We just got hit by mites for the first time, evidently a couple months ago, though it wasn't until about a week ago that my wife figured it out (she was getting bitten all over, with an itchy rash and welts). We used the DE, mainly by directly hand-dusting all the chickens and spreading some of it around the coop, dust bath areas, etc.. Several of our birds had not been dustbathing, and they were hit the earliest and hardest. DE knocked out most if not all of the mites promptly, but this led me to do some research online, and I discovered a few interesting things:
1) DE seems to mainly work by absorbing oils and waxes from arthropod (insect and mite) exoskeletons, causing the bugs to dehydrate. Somewhat contrary to the notion that the sharp edges of DE particles scratch the cuticle, not that the difference is very important...
2) ...except that there's no evidence that using DE internally has any benefits beyond providing some trace minerals/elements, in case the animal or human is deficient in those.

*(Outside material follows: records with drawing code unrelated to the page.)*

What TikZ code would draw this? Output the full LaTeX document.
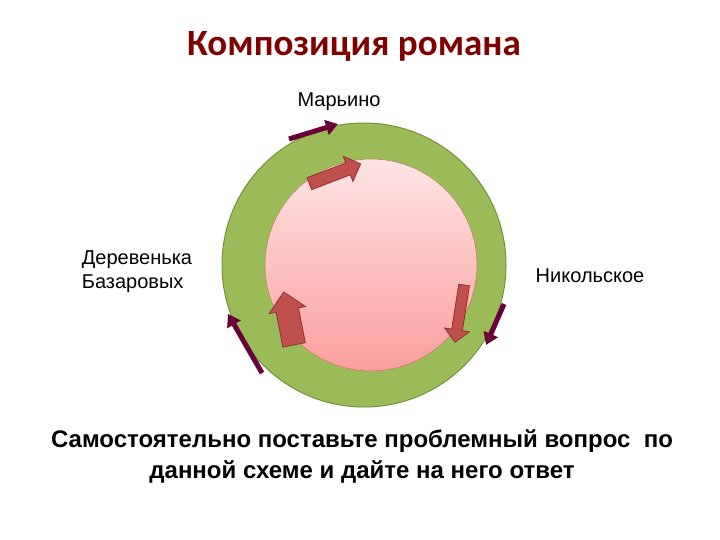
\documentclass[tikz,border=0pt]{standalone}
\usepackage{fontspec}
\setmainfont{Liberation Sans}
\newfontfamily\titlefont{Carlito}
\usetikzlibrary{shapes.arrows,arrows.meta}
\definecolor{ring}{RGB}{155,187,89}
\definecolor{ringb}{RGB}{115,145,60}
\definecolor{dark}{RGB}{105,0,55}
\definecolor{blk}{RGB}{192,80,77}
\definecolor{blkb}{RGB}{140,50,48}
\definecolor{ttl}{RGB}{128,0,0}
\tikzset{
 blockarr/.style={single arrow,draw=blkb,fill=blk,line width=0.8pt,inner xsep=0pt},
 darkarr/.style={draw=dark,line width=5pt,-{Triangle[length=12pt,width=15pt]}},
 lbl/.style={font=\fontsize{20}{24}\selectfont,align=left}
}
\begin{document}
\begin{tikzpicture}[x=1pt,y=-1pt]
\useasboundingbox (0,0) rectangle (720,540);
\fill[white] (0,0) rectangle (720,540);
\node[font=\titlefont\bfseries\fontsize{37}{40}\selectfont,text=ttl] (title) at (354,46) {Композиция романа};
\node[circle,draw=ringb,fill=ring,line width=1pt,minimum size=284pt] (outer) at (364,265) {};
\shade[top color={rgb,255:red,255;green,228;blue,228},bottom color={rgb,255:red,250;green,158;blue,158}] (371,265) circle (106);
\node[circle,draw={rgb,255:red,190;green,130;blue,100},line width=0.6pt,minimum size=212pt] (inner) at (371,265) {};
\node[lbl] (mar) at (339,102) {Марьино};
\node[lbl] (der) at (137,272) {Деревенька\\Базаровых};
\node[lbl] (nik) at (590,276) {Никольское};
\node[blockarr,inner ysep=6pt,minimum width=20pt,minimum height=55pt,rotate=21] (a1) at (332,175) {};
\node[blockarr,inner ysep=5pt,minimum width=17pt,minimum height=58pt,rotate=-99] (a2) at (460,311) {};
\node[blockarr,inner ysep=11pt,minimum width=36pt,minimum height=54pt,rotate=101] (a3) at (290,324) {};
\coordinate (d1s) at (289,139); \coordinate (d1e) at (338,124);
\coordinate (d2s) at (504,304); \coordinate (d2e) at (486,345);
\coordinate (d3s) at (262,373); \coordinate (d3e) at (228,314);
\draw[darkarr] (d1s) -- (d1e);
\draw[darkarr] (d2s) -- (d2e);
\draw[darkarr] (d3s) -- (d3e);
\node[font=\bfseries\fontsize{24}{31}\selectfont,align=center] (q) at (362,456) {Самостоятельно поставьте проблемный вопрос\ \ по\\данной схеме и дайте на него ответ};
\end{tikzpicture}
\end{document}
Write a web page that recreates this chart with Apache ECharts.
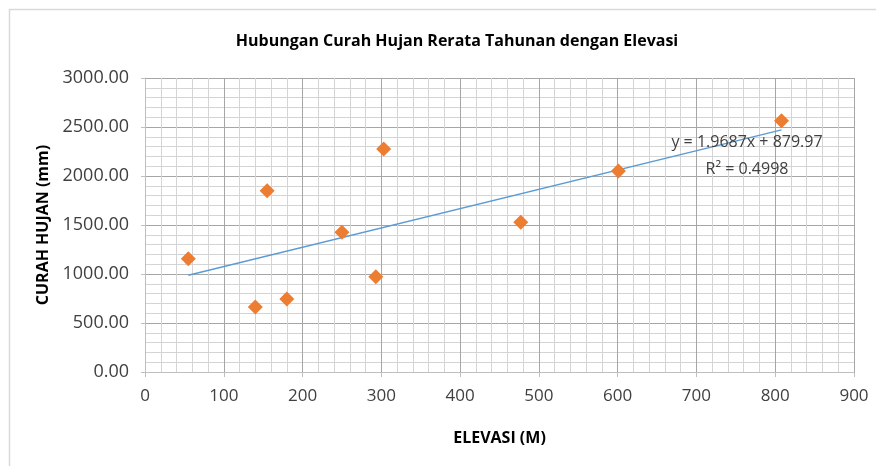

Despite all the anecdotal stories about it, DE does
not seem to be effective against internal parasites. Makes sense if dehydration is the mechanism - how's that going to happen inside anyone's gut? There's an "alternative medicine" movement by people trying to profit from selling DE as a cure-all for a long list of ailments. If you have some experience in this kind of thing, it's pretty easy to spot the pseudoscience mumbo-jumbo about imaginary benefits of eating silica, DE in particular. It's all over the web; you can hardly enter "diatomaceous earth" without tripping over this scam/fad. In case you have better uses for your hard-earned cash, take all that with a healthy grain of...um...salt.
3) Because I had successfully used sulfur powder in the past to prevent chigger bites (chiggers are a very close relative of chicken mites), I looked into sulfur as a mite treatment. It turns out that someone published the results of a careful research project about a year ago, comparing the anti-chicken-mite effects of DE, kaolin (a type of clay, common in many soils), and sulfur powder. See
http://onlinelibrary.wiley.com/doi/10.1111/j.1365-2915.2011.00997.x/full. To my surprise, DE was fairly effective, but no better than kaolin (i.e., common everyday dusty dirt), and neither of those came anywhere close to the effectiveness of sulfur.
4) Perhaps the most interesting results of this research are that the mite killing effects of sulfur last a lot longer than those of DE, and that even the chickens that don't dustbathe, but live together, benefit almost as much as those that do bathe. That does not seem to be true of DE.
5) Elemental sulfur is non-toxic, and it qualifies as an organic treatment, when used in a reasonable and moderate way. It seems to be even safer than DE to breathe in small quantities of dust. Sulfur can burn if used stupidly, but it's not highly flammable like gasoline, or even like sawdust, shavings, straw... It is an abundant element, common as a nutrient in many foods, including egg yolks as I think everyone knows, and it's tolerated by most large animals across a wide range of compounds and dosages. Fortunately for us, mites and lice don't deal with pure sulfur so well!
6) Sulfur powder, also called "sulfur flowers," is pretty cheap, only a little more per pound than DE - but you don't need to use nearly as much of it. I found it on
Amazon for about $25/10 lb, which should be several years' supply. Drugstores used to carry it, since it was popular in the past as a mild laxative, but it's not so common locally now.